▸ Objective: Reproduce exactly, with no pictures, each line from the opening of the material down through the line containing "meses = ['enero', 'abril', 'julio', 'octubre']".

▸ Recorded information:

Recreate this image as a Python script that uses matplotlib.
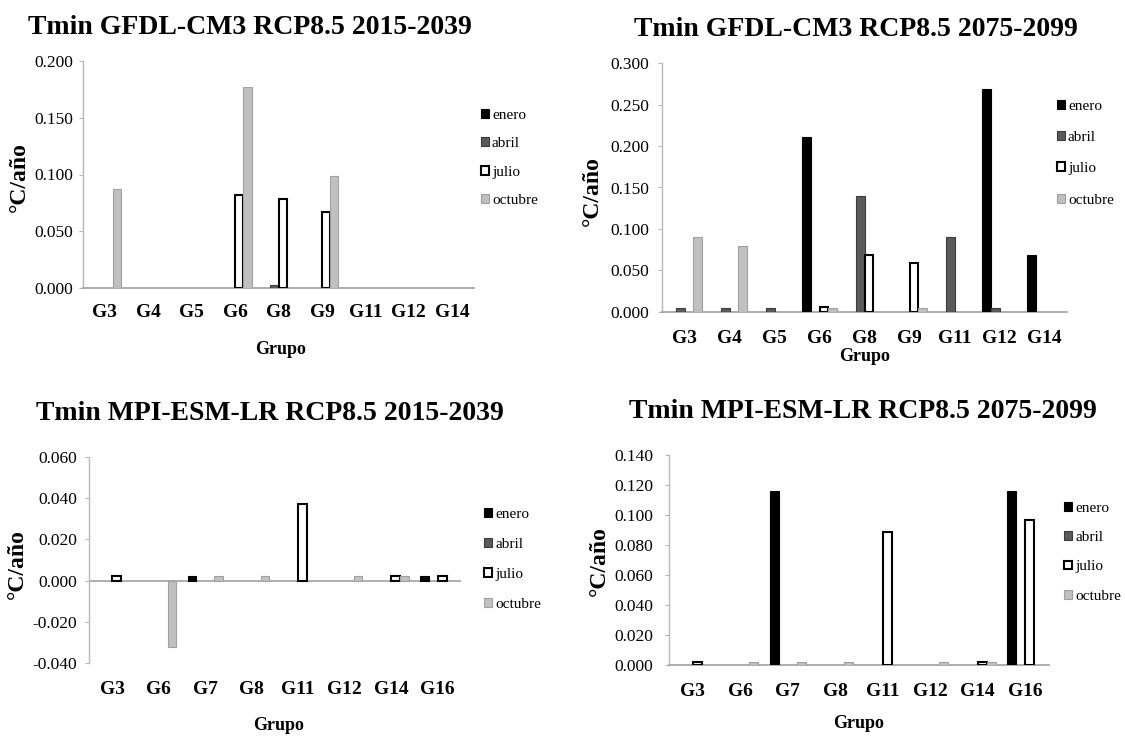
import matplotlib
matplotlib.use("Agg")
import matplotlib.pyplot as plt
import numpy as np
from matplotlib.patches import Patch
from matplotlib.ticker import FormatStrFormatter

plt.rcParams['font.family'] = ['Liberation Serif', 'DejaVu Serif']

# ---------------------------------------------------------------- data
meses = ['enero', 'abril', 'julio', 'octubre']

grupos_gfdl = ['G3', 'G4', 'G5', 'G6', 'G8', 'G9', 'G11', 'G12', 'G14']
grupos_mpi = ['G3', 'G6', 'G7', 'G8', 'G11', 'G12', 'G14', 'G16']

# Tmin GFDL-CM3 RCP8.5 2015-2039 (°C/año)
gfdl_2015_enero = [0, 0, 0, 0, 0, 0, 0, 0, 0]
gfdl_2015_abril = [0, 0, 0, 0, 0.003, 0, 0, 0, 0]
gfdl_2015_julio = [0, 0, 0, 0.082, 0.078, 0.067, 0, 0, 0]
gfdl_2015_octubre = [0.087, 0, 0, 0.177, 0, 0.099, 0, 0, 0]

# Tmin GFDL-CM3 RCP8.5 2075-2099
gfdl_2075_enero = [0, 0, 0, 0.211, 0, 0, 0, 0.269, 0.068]
gfdl_2075_abril = [0.004, 0.004, 0.004, 0, 0.140, 0, 0.090, 0.004, 0]
gfdl_2075_julio = [0, 0, 0, 0.006, 0.069, 0.059, 0, 0, 0]
gfdl_2075_octubre = [0.090, 0.079, 0, 0.004, 0, 0.004, 0, 0, 0]

# Tmin MPI-ESM-LR RCP8.5 2015-2039
mpi_2015_enero = [0, 0, 0.002, 0, 0, 0, 0, 0.002]
mpi_2015_abril = [0, 0, 0, 0, 0, 0, 0, 0]
mpi_2015_julio = [0.002, 0, 0, 0, 0.037, 0, 0.002, 0.002]
mpi_2015_octubre = [0, -0.032, 0.002, 0.002, 0, 0.002, 0.002, 0]

# Tmin MPI-ESM-LR RCP8.5 2075-2099
mpi_2075_enero = [0, 0, 0.116, 0, 0, 0, 0, 0.116]
mpi_2075_abril = [0, 0, 0, 0, 0, 0, 0, 0]
mpi_2075_julio = [0.002, 0, 0, 0, 0.089, 0, 0.002, 0.097]
mpi_2075_octubre = [0, 0.002, 0.002, 0.002, 0, 0.002, 0.002, 0]


# ---------------------------------------------------------------- figure
W, H = 1125, 736
fig = plt.figure(figsize=(W / 100, H / 100), dpi=100)
fig.patch.set_facecolor('white')

estilo = {
    'enero': dict(facecolor='#000000', edgecolor='#000000', lw=0.8),
    'abril': dict(facecolor='#5a5a5a', edgecolor='#3c3c3c', lw=0.8),
    'julio': dict(facecolor='#ffffff', edgecolor='#000000', lw=1.5),
    'octubre': dict(facecolor='#c0c0c0', edgecolor='#a0a0a0', lw=0.8),
}


def fx(px):
    return px / W


def fy(py):
    return 1 - py / H


def panel(titulo, grupos, series, ylim, paso, box, title_xy, ylabel_xy,
          xlabel_xy, xpad, ypad, leg_xy, leg_spacing):
    x0, x1, ytop, ybot = box
    ax = fig.add_axes([fx(x0), fy(ybot), (x1 - x0) / W, (ybot - ytop) / H])
    x = np.arange(len(grupos))
    ancho = 0.19
    for k, mes in enumerate(meses):
        vals = np.asarray(series[mes], dtype=float)
        st = estilo[mes]
        ax.bar(x + (k - 1.5) * ancho, vals, width=ancho,
               facecolor=st['facecolor'], edgecolor=st['edgecolor'],
               linewidth=[st['lw'] if v != 0 else 0 for v in vals], zorder=3)

    ax.set_xlim(-0.5, len(grupos) - 0.5)
    ax.set_ylim(*ylim)
    ax.set_yticks(np.round(np.arange(ylim[0], ylim[1] + paso / 2, paso), 3))
    ax.yaxis.set_major_formatter(FormatStrFormatter('%.3f'))
    ax.set_xticks(x, grupos)

    for s in ('top', 'right'):
        ax.spines[s].set_visible(False)
    ax.spines['left'].set_color('#b8b8b8')
    ax.spines['left'].set_linewidth(1.0)
    if ylim[0] < 0:
        ax.spines['bottom'].set_visible(False)
        ax.axhline(0, color='#a0a0a0', lw=1.2, zorder=2)
    else:
        ax.spines['bottom'].set_color('#a0a0a0')
        ax.spines['bottom'].set_linewidth(1.2)

    ax.tick_params(axis='x', length=0, pad=xpad, labelsize=14)
    ax.tick_params(axis='y', length=3, width=0.8, color='#b8b8b8',
                   pad=ypad, labelsize=12.5, direction='out')
    for t in ax.get_xticklabels():
        t.set_fontweight('bold')

    fig.text(fx(title_xy[0]), fy(title_xy[1]), titulo, ha='center',
             va='baseline', fontsize=20, fontweight='bold')
    fig.text(fx(ylabel_xy[0]), fy(ylabel_xy[1]), '°C/año', rotation=90,
             ha='center', va='center', fontsize=17, fontweight='bold')
    fig.text(fx(xlabel_xy[0]), fy(xlabel_xy[1]), 'Grupo', ha='center',
             va='baseline', fontsize=13, fontweight='bold')

    handles = [Patch(facecolor=estilo[m]['facecolor'],
                     edgecolor=estilo[m]['edgecolor'],
                     linewidth=estilo[m]['lw']) for m in meses]
    ax.legend(handles, meses, loc='upper left',
              bbox_to_anchor=(fx(leg_xy[0]), fy(leg_xy[1])),
              bbox_transform=fig.transFigure, frameon=False,
              fontsize=11, handlelength=0.52, handleheight=0.52,
              handletextpad=0.2, labelspacing=leg_spacing,
              borderpad=0, borderaxespad=0)
    return ax


panel('Tmin GFDL-CM3 RCP8.5 2015-2039', grupos_gfdl,
      {'enero': gfdl_2015_enero, 'abril': gfdl_2015_abril,
       'julio': gfdl_2015_julio, 'octubre': gfdl_2015_octubre},
      (0, 0.2), 0.05, (83, 474, 61, 288),
      (250, 34), (19, 177), (281, 353.5), 11.7, 4.3, (481, 109), 1.0)

panel('Tmin GFDL-CM3 RCP8.5 2075-2099', grupos_gfdl,
      {'enero': gfdl_2075_enero, 'abril': gfdl_2075_abril,
       'julio': gfdl_2075_julio, 'octubre': gfdl_2075_octubre},
      (0, 0.3), 0.05, (662, 1067, 63.3, 311.7),
      (856, 35.7), (592, 191), (865, 361), 13, 6.5, (1057, 100), 1.19)

panel('Tmin MPI-ESM-LR RCP8.5 2015-2039', grupos_mpi,
      {'enero': mpi_2015_enero, 'abril': mpi_2015_abril,
       'julio': mpi_2015_julio, 'octubre': mpi_2015_octubre},
      (-0.04, 0.06), 0.02, (89, 461, 457, 663),
      (270, 419.6), (17, 564), (279, 730), 12.7, 5.8, (484, 508), 1.12)

panel('Tmin MPI-ESM-LR RCP8.5 2075-2099', grupos_mpi,
      {'enero': mpi_2075_enero, 'abril': mpi_2075_abril,
       'julio': mpi_2075_julio, 'octubre': mpi_2075_octubre},
      (0, 0.14), 0.02, (669, 1049, 455, 665),
      (863, 417.6), (599, 561), (859, 728), 12.7, 8.6, (1064, 502), 1.06)

fig.savefig('out.png', dpi=100, facecolor='white')
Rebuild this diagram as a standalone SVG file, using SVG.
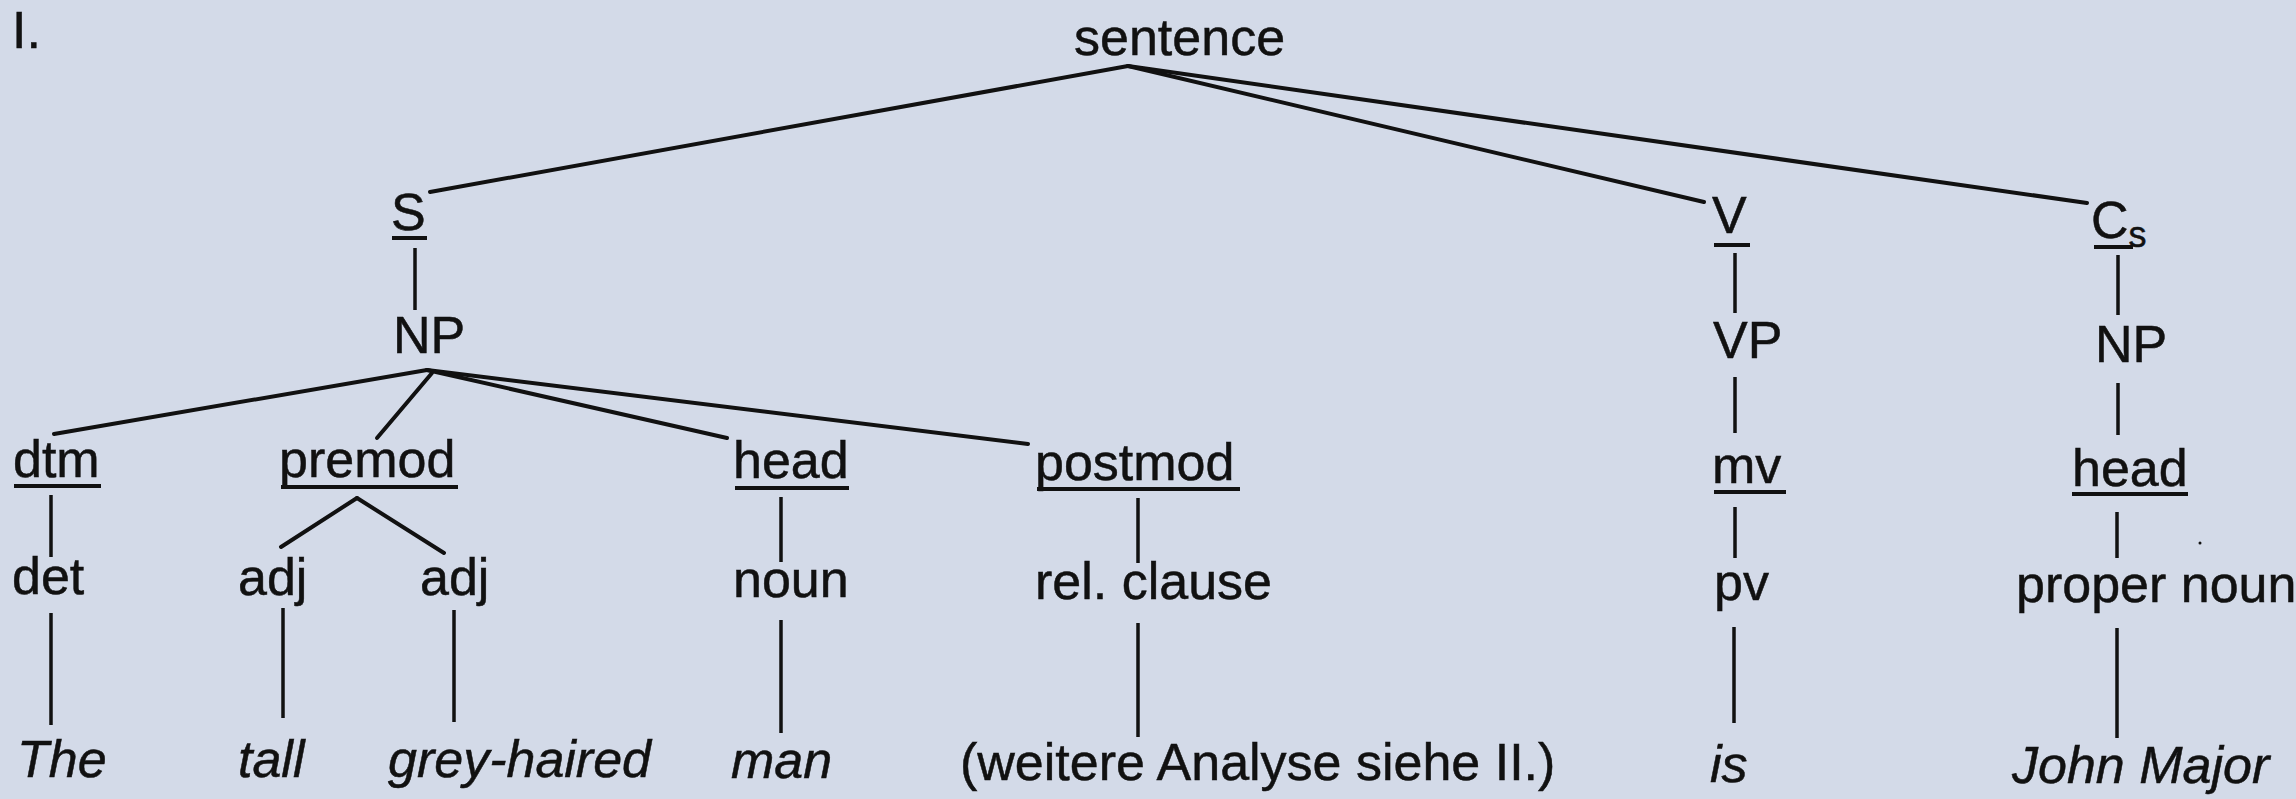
<svg xmlns="http://www.w3.org/2000/svg" width="2296" height="799" viewBox="0 0 2296 799">
  <style>
    .t { font-family: "Liberation Sans", Arial, sans-serif; font-size: 52px; fill: #111; stroke: #111; stroke-width: 0.5; }
    .i { font-style: italic; }
    .sub { font-size: 36px; }
    .e { stroke: #111; stroke-width: 4; fill: none; stroke-linecap: round; }
    .v { stroke: #111; stroke-width: 3.5; fill: none; stroke-linecap: butt; }
    .u { stroke: #111; stroke-width: 4; }
  </style>
  <rect width="2296" height="799" fill="#d3dae8"/>

  <text class="t" x="12" y="48">I.</text>

  <!-- branches of the tree -->
  <g id="connectors">
    <line class="e" x1="1128" y1="66" x2="430" y2="192"/>
    <line class="e" x1="1128" y1="66" x2="1704" y2="202"/>
    <line class="e" x1="1128" y1="66" x2="2087" y2="203"/>
    <line class="v" x1="415" y1="248" x2="415" y2="310"/>
    <line class="v" x1="1735" y1="253" x2="1735" y2="313"/>
    <line class="v" x1="2118" y1="255" x2="2118" y2="315"/>
    <line class="e" x1="427" y1="370" x2="54" y2="434"/>
    <line class="e" x1="432" y1="373" x2="377" y2="438"/>
    <line class="e" x1="427" y1="370" x2="727" y2="438"/>
    <line class="e" x1="427" y1="370" x2="1028" y2="444"/>
    <line class="v" x1="1735" y1="377" x2="1735" y2="433"/>
    <line class="v" x1="2118" y1="383" x2="2118" y2="435"/>
    <line class="e" x1="357" y1="498" x2="281" y2="547"/>
    <line class="e" x1="357" y1="498" x2="444" y2="553"/>
    <line class="v" x1="51" y1="495" x2="51" y2="557"/>
    <line class="v" x1="781" y1="497" x2="781" y2="562"/>
    <line class="v" x1="1138" y1="498" x2="1138" y2="563"/>
    <line class="v" x1="1735" y1="507" x2="1735" y2="558"/>
    <line class="v" x1="2117" y1="512" x2="2117" y2="558"/>
    <line class="v" x1="51" y1="613" x2="51" y2="725"/>
    <line class="v" x1="283" y1="608" x2="283" y2="718"/>
    <line class="v" x1="454" y1="610" x2="454" y2="722"/>
    <line class="v" x1="781" y1="620" x2="781" y2="733"/>
    <line class="v" x1="1138" y1="623" x2="1138" y2="737"/>
    <line class="v" x1="1734" y1="627" x2="1734" y2="723"/>
    <line class="v" x1="2117" y1="628" x2="2117" y2="738"/>
  </g>

  <g id="sentence"><text class="t" x="1074" y="55">sentence</text></g>

  <g id="S"><text class="t" x="391" y="230">S</text><line class="u" x1="392" y1="238" x2="427" y2="238"/></g>
  <g id="V"><text class="t" x="1712" y="233">V</text><line class="u" x1="1714" y1="245" x2="1750" y2="245"/></g>
  <g id="Cs"><text class="t" x="2091" y="238">C<tspan class="sub" dy="9">s</tspan></text><line class="u" x1="2094" y1="247" x2="2133" y2="247"/></g>

  <g id="NP-S"><text class="t" x="393" y="353">NP</text></g>
  <g id="VP"><text class="t" x="1713" y="358">VP</text></g>
  <g id="NP-Cs"><text class="t" x="2095" y="362">NP</text></g>

  <g id="dtm"><text class="t" x="13" y="477">dtm</text><line class="u" x1="14" y1="486" x2="101" y2="486"/></g>
  <g id="premod"><text class="t" x="279" y="477">premod</text><line class="u" x1="281" y1="487" x2="458" y2="487"/></g>
  <g id="head-np"><text class="t" x="733" y="478">head</text><line class="u" x1="735" y1="488" x2="849" y2="488"/></g>
  <g id="postmod"><text class="t" x="1035" y="480">postmod</text><line class="u" x1="1037" y1="489" x2="1240" y2="489"/></g>
  <g id="mv"><text class="t" x="1712" y="483">mv</text><line class="u" x1="1714" y1="492" x2="1786" y2="492"/></g>
  <g id="head-cs"><text class="t" x="2072" y="486">head</text><line class="u" x1="2072" y1="494" x2="2188" y2="494"/></g>

  <g id="det"><text class="t" x="12" y="594">det</text></g>
  <g id="adj1"><text class="t" x="238" y="595">adj</text></g>
  <g id="adj2"><text class="t" x="420" y="595">adj</text></g>
  <g id="noun"><text class="t" x="733" y="597">noun</text></g>
  <g id="rel-clause"><text class="t" x="1035" y="599">rel. clause</text></g>
  <g id="pv"><text class="t" x="1714" y="600">pv</text></g>
  <g id="proper-noun"><text class="t" x="2016" y="602">proper noun</text></g>

  <g id="The"><text class="t i" x="17" y="777">The</text></g>
  <g id="tall"><text class="t i" x="238" y="777">tall</text></g>
  <g id="grey-haired"><text class="t i" x="388" y="777">grey-haired</text></g>
  <g id="man"><text class="t i" x="731" y="778">man</text></g>
  <g id="analysis"><text class="t" x="960" y="780">(weitere Analyse siehe II.)</text></g>
  <g id="is"><text class="t i" x="1710" y="782">is</text></g>
  <g id="John-Major"><text class="t i" x="2012" y="783">John Major</text></g>

  <circle cx="2200" cy="543" r="1.5" fill="#111"/>
</svg>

▸ Solved exercise:
Recreate this image as a Python script that uses matplotlib.
import matplotlib
matplotlib.use("Agg")
import matplotlib.pyplot as plt
import numpy as np
from matplotlib.patches import Patch
from matplotlib.ticker import FormatStrFormatter

plt.rcParams['font.family'] = ['Liberation Serif', 'DejaVu Serif']

# ---------------------------------------------------------------- data
meses = ['enero', 'abril', 'julio', 'octubre']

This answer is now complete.